Terming the move "reckless" that has been made on the heels of the notification of the "draconian" labour codes, Baby claimed it would "worsen rural distress and is totally condemnable".

"We will fight tooth and nail against this disastrous move both inside and outside Parliament," the CPI(M) general secretary added.

MGNREGA, which was passed as the National Rural Employment Guarantee Act in 2005 and renamed in 2009, provides up to 100 days of wage employment for unskilled labour.

The proposed new law, meanwhile, provides for 125 days of work and talks about establishing a rural development framework aligned with the national vision of Viksit Bharat 2047.

It will be a centrally sponsored scheme, and every state government will have to prepare a scheme for giving effect to the guarantee proposed under this bill, within a period of six months from the date of the implementation of the Act.

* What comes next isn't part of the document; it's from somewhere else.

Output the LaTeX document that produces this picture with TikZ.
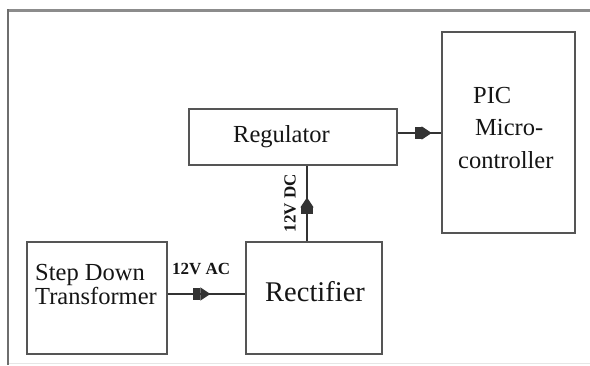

The Centre would make an allocation for each state, to be estimated based on certain parameters. Further, expenditure in excess of the approved normative allocation shall be the responsibility of the state governments.

In the statement of purpose of the bill, Rural Development Minister Shivraj Singh Chouhan said MGNREGA has provided guaranteed wage-employment to rural households over the past 20 years.

However, "further strengthening has become necessary in view of the significant socio-economic transformation witnessed in the rural landscape driven by widespread coverage of the social security interventions and saturation-oriented implementation of major government schemes", he said.